Len remained silent.

“I wanted you to save me after Jake. And I am grateful to you because you did save me. You showed me your world of Wall Street, of privilege, and what’s in your heart. There are good people with enormous amounts of money who do wonderful things with that money. But not on your block. How someone earns that money defines who they are. So thank you. You saved me, alright. From spending any more time on the outside wishing I could enter a world that isn’t worth the price of admission.”

There was silence for a moment.

“Goodbye Kate.” He hung up.

I had embraced Raskolnikov. No reason to be shocked now to find what he was capable of.

Three weeks later Len left me a voice mail.

“Please let me know when you’d like to pick up your things at my house.”

Zoë came to visit for a few days and sat near the phone when I called Len back. I pushed the button for speakerphone so she could witness the conversation.

“Hi, this is Len, please leave me a message and I will call you back. Thank you.”

“Zoë, I know the passcode to his voicemail.” Zoë looked at me. I pushed it.

“You have one new message,” the voicemail reported.

“Hi, I got the flowers. They are just so beautiful. Thank you so much. I love you. Can’t wait to see you this weekend,” a female voice cooed into the phone.

•  •  •

It came as no surprise, however, that my friends let out a universal yell of joy and relief. As I told each one, their replies were uniform. “Finally.” “Good riddance.” “I’m thrilled.”

I wasn’t so sure, often finding myself feeling lonely and sad without Len or maybe the life with Len. Not quite as confident as my friends that he had done me an enormous favor.

And then Zoë summed it up with a quote from Oscar Wilde.

“Kate, think about this and which one is you and which one is Len.
‘Some people cause happiness wherever they go. Some people cause happiness whenever they go.’
Let him go.” she said.

•  •  •

One night that fall driving home very late from a birthday party for a colleague in Westchester, Zoë called me. It was long past midnight and she sounded in an unusually thoughtful mood.

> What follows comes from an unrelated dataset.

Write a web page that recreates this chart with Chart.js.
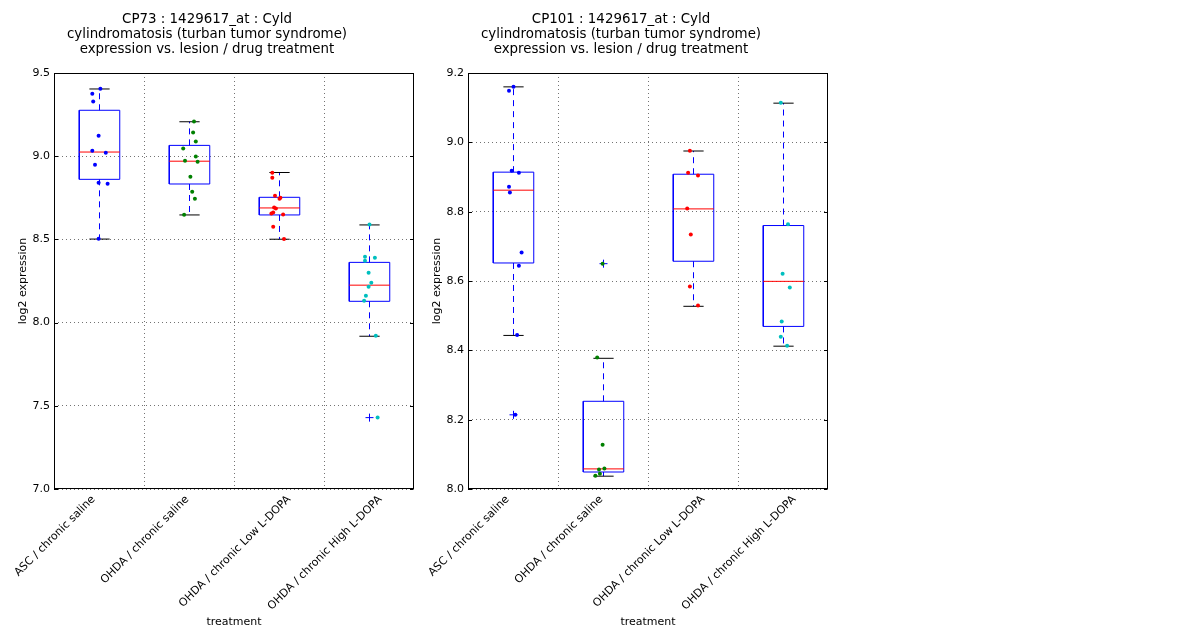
<!DOCTYPE html>
<html>
<head>
<meta charset="utf-8">
<script src="https://cdn.jsdelivr.net/npm/chart.js@4.4.1/dist/chart.umd.min.js"></script>
<style>
  html, body { margin: 0; padding: 0; background: #fff; }
  body { width: 1200px; height: 640px; position: relative; overflow: hidden; }
  .panel { position: absolute; top: 0; width: 468px; height: 640px; }
</style>
</head>
<body>
<div class="panel" style="left:0"><canvas id="cp73"></canvas></div>
<div class="panel" style="left:414px"><canvas id="cp101"></canvas></div>
<script>
const categories = ['ASC / chronic saline', 'OHDA / chronic saline', 'OHDA / chronic Low L-DOPA', 'OHDA / chronic High L-DOPA']

// CP73 panel
const cp73Values = [
  [9.406, 9.376, 9.328, 9.123, 9.033, 9.021, 8.949, 8.841, 8.835, 8.504],
  [9.208, 9.142, 9.088, 9.046, 8.998, 8.973, 8.967, 8.877, 8.787, 8.745, 8.648],
  [8.901, 8.871, 8.763, 8.751, 8.745, 8.691, 8.685, 8.661, 8.655, 8.649, 8.576, 8.502],
  [8.589, 8.396, 8.390, 8.372, 8.300, 8.240, 8.216, 8.162, 8.132, 7.921, 7.429]
]
const cp73Jitter = [
  [0.01, -0.08, -0.07, -0.01, -0.08, 0.07, -0.05, -0.01, 0.09, -0.01],
  [0.05, 0.04, 0.07, -0.07, 0.07, -0.05, 0.09, 0.01, 0.03, 0.06, -0.06],
  [-0.08, -0.08, -0.05, 0.01, 0.00, -0.06, -0.04, -0.07, -0.09, 0.04, -0.07, 0.05],
  [0.00, -0.05, 0.06, -0.05, -0.01, 0.02, -0.01, -0.04, -0.06, 0.07, 0.09]
]
const cp73Q1 = [8.861, 8.833, 8.647, 8.128]
const cp73Median = [9.025, 8.970, 8.689, 8.225]
const cp73Q3 = [9.276, 9.065, 8.753, 8.362]
const cp73WhiskerLow = [8.502, 8.647, 8.501, 7.918]
const cp73WhiskerHigh = [9.404, 9.207, 8.902, 8.587]
const cp73Outliers = [[], [], [], [7.429]]

// CP101 panel
const cp101Values = [
  [9.160, 9.149, 8.918, 8.912, 8.872, 8.855, 8.682, 8.644, 8.444, 8.214],
  [8.650, 8.379, 8.128, 8.059, 8.056, 8.044, 8.038],
  [8.976, 8.912, 8.904, 8.809, 8.734, 8.584, 8.529],
  [9.114, 8.764, 8.621, 8.581, 8.483, 8.439, 8.413]
]
const cp101Jitter = [
  [0.00, -0.05, -0.02, 0.06, -0.05, -0.04, 0.09, 0.06, 0.04, 0.02],
  [-0.01, -0.07, -0.01, 0.01, -0.05, -0.04, -0.09],
  [-0.04, -0.06, 0.05, -0.07, -0.03, -0.04, 0.05],
  [-0.03, 0.05, -0.01, 0.07, -0.02, -0.03, 0.04]
]
const cp101Q1 = [8.652, 8.049, 8.657, 8.469]
const cp101Median = [8.862, 8.058, 8.808, 8.599]
const cp101Q3 = [8.914, 8.253, 8.908, 8.760]
const cp101WhiskerLow = [8.443, 8.037, 8.527, 8.412]
const cp101WhiskerHigh = [9.160, 8.377, 8.975, 9.113]
const cp101Outliers = [[8.214], [8.650], [], []]

const pointColors = ['#0000ff', '#008000', '#ff0000', '#00bfbf']
const boxWidth = 0.45
// nudge the x range by half a pixel so the 1px whiskers land on whole pixels
const halfPixel = 0.5 / 90

Chart.defaults.font.family = 'DejaVu Sans'
Chart.defaults.font.size = 11
Chart.defaults.color = '#000'

const GAP = {x: null, y: null}

function buildDatasets(values, jitter, q1, median, q3, wLow, wHigh, outliers) {
  const half = boxWidth / 2
  const cap = boxWidth / 4
  const boxes = [], medians = [], whiskers = [], caps = [], fliers = []
  const sets = []

  categories.forEach((cat, i) => {
    const x = i + 1
    boxes.push({x: x - half, y: q1[i]}, {x: x + half, y: q1[i]}, {x: x + half, y: q3[i]},
               {x: x - half, y: q3[i]}, {x: x - half, y: q1[i]}, GAP)
    medians.push({x: x - half, y: median[i]}, {x: x + half, y: median[i]}, GAP)
    whiskers.push({x: x, y: q3[i]}, {x: x, y: wHigh[i]}, GAP, {x: x, y: q1[i]}, {x: x, y: wLow[i]}, GAP)
    caps.push({x: x - cap, y: wHigh[i]}, {x: x + cap, y: wHigh[i]}, GAP,
              {x: x - cap, y: wLow[i]}, {x: x + cap, y: wLow[i]}, GAP)
    outliers[i].forEach(v => fliers.push({x: x, y: v}))

    sets.push({
      data: values[i].map((v, k) => ({x: x + jitter[i][k], y: v})),
      backgroundColor: pointColors[i],
      borderColor: pointColors[i],
      pointRadius: 2,
      pointBorderWidth: 0,
      order: 0
    })
  })

  const line = (data, color, dash, order) => ({
    data, showLine: true, borderColor: color, borderWidth: 1, borderDash: dash,
    pointRadius: 0, pointHoverRadius: 0, fill: false, tension: 0, spanGaps: false, order
  })

  sets.push(line(boxes, '#0000ff', [], 3))
  sets.push(line(whiskers, '#0000ff', [6, 5], 4))
  sets.push(line(caps, '#000000', [], 3))
  sets.push(line(medians, '#ff0000', [], 2))
  sets.push({
    data: fliers, pointStyle: 'cross', pointRadius: 4, borderColor: '#0000ff',
    borderWidth: 1, backgroundColor: '#0000ff', order: 1
  })
  return sets
}

// frame round the plot, inward y ticks, and the tilted category labels
// (centred on the ticks at 0.5, 1.5, ... like the original figure)
const framePlugin = {
  id: 'frame',
  afterDraw(chart) {
    const {ctx, chartArea: a} = chart
    const ys = chart.scales.y
    const xs = chart.scales.x
    ctx.save()
    ctx.strokeStyle = '#000'
    ctx.lineWidth = 1
    ctx.strokeRect(Math.round(a.left) + 0.5, Math.round(a.top) + 0.5,
                   Math.round(a.width) - 1, Math.round(a.height) - 1)
    ctx.beginPath()
    for (const t of ys.ticks) {
      const y = Math.round(ys.getPixelForValue(t.value)) + 0.5
      ctx.moveTo(a.left, y); ctx.lineTo(a.left + 4, y)
      ctx.moveTo(a.right - 4, y); ctx.lineTo(a.right - 0.5, y)
    }
    ctx.stroke()

    ctx.font = '11px "DejaVu Sans"'
    ctx.fillStyle = '#000'
    ctx.textAlign = 'center'
    ctx.textBaseline = 'middle'
    const s = Math.SQRT1_2
    categories.forEach((label, i) => {
      const w = ctx.measureText(label).width
      const bboxH = (w + 13) * s
      const cx = Math.round(xs.getPixelForValue(i + 0.5))
      const cy = a.bottom + 4 + bboxH / 2
      ctx.save()
      ctx.translate(cx, cy)
      ctx.rotate(-Math.PI / 4)
      ctx.fillText(label, 0, 0)
      ctx.restore()
    })
    ctx.restore()
  }
}

function createBoxChart(id, titleLines, yMin, yMax, yStep, datasets) {
  const context = document.getElementById(id).getContext('2d')

  new Chart(context, {
    type: 'scatter',
    data: { datasets },
    plugins: [framePlugin],
    options: {
      responsive: true,
      maintainAspectRatio: false,
      animation: false,
      events: [],
      layout: { padding: { left: 0, right: 54, top: 0, bottom: 0 } },
      plugins: {
        legend: { display: false },
        tooltip: { enabled: false },
        title: {
          display: true,
          text: titleLines,
          color: '#000',
          font: { size: 13.4, weight: 'normal', lineHeight: 15 / 13.4 },
          padding: { top: 12.5, bottom: 15.5 }
        }
      },
      scales: {
        x: {
          type: 'linear',
          min: 0.5 - halfPixel,
          max: 4.5 - halfPixel,
          afterBuildTicks: (s) => {
            s.ticks = [1.5, 2.5, 3.5].map(v => ({value: v}))
          },
          afterFit: (s) => {
            s.height = 151
            s.paddingLeft = 0
            s.paddingRight = 0
          },
          ticks: { display: false },
          grid: {
            drawTicks: false,
            color: 'rgba(0,0,0,0.55)',
            lineWidth: 1
          },
          border: { display: false, dash: [1, 3] },
          title: { display: true, text: 'treatment', font: { size: 11 }, padding: { top: 4, bottom: 11 } }
        },
        y: {
          min: yMin,
          max: yMax,
          afterFit: (s) => { s.width = 54 },
          ticks: {
            stepSize: yStep,
            padding: 4,
            callback: (v) => v.toFixed(1)
          },
          grid: {
            drawTicks: false,
            color: 'rgba(0,0,0,0.55)',
            lineWidth: 1
          },
          border: { display: false, dash: [1, 3] },
          title: { display: true, text: 'log2 expression', font: { size: 11 }, padding: { top: 17, bottom: 0 } }
        }
      }
    }
  })
}

createBoxChart('cp73',
  ['CP73 : 1429617_at : Cyld', 'cylindromatosis (turban tumor syndrome)', 'expression vs. lesion / drug treatment'],
  7.0, 9.5, 0.5,
  buildDatasets(cp73Values, cp73Jitter, cp73Q1, cp73Median, cp73Q3, cp73WhiskerLow, cp73WhiskerHigh, cp73Outliers))

createBoxChart('cp101',
  ['CP101 : 1429617_at : Cyld', 'cylindromatosis (turban tumor syndrome)', 'expression vs. lesion / drug treatment'],
  8.0, 9.2, 0.2,
  buildDatasets(cp101Values, cp101Jitter, cp101Q1, cp101Median, cp101Q3, cp101WhiskerLow, cp101WhiskerHigh, cp101Outliers))
</script>
</body>
</html>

“I went for a long ride today. The leaves were gorgeous. Did you notice?” She didn’t wait for my response. “Last year, I bet you didn’t even notice there were leaves, let alone the color of the leaves. Life must have been like watching a black and white television the last year or two you spent with Len. Is it back to living color?”

“You know what I realize now? I don’t care about country clubs, jewelry, designer gowns. I want to travel to Antarctica, Bhutan and Africa, not St. Bart’s. I can leave Len’s world behind,” I said.

“And be grateful you didn’t marry him because that soon would have been your world. It’s not you, honey. Figure out what Kate wants and find a man who enjoys what you like. Don’t just fit into his life because he has money.”

“Sometimes I think there is more method to my madness than I get credit for. I might have bumbled my way through the relationship and stayed too long, but I didn’t marry him. And I walk away with an even better sense of what I want and don’t want. I didn’t need him to rescue me after Jake’s death after all.”

“That’s the Garth Brooks ‘Thank God for Unanswered Prayers’ theory. You rescued yourself,” Zoë laughed.

SPRING/ SUMMER 1998

CHAPTER 33

April

O
n a lovely warm spring evening, I had just walked in the apartment when the phone rang.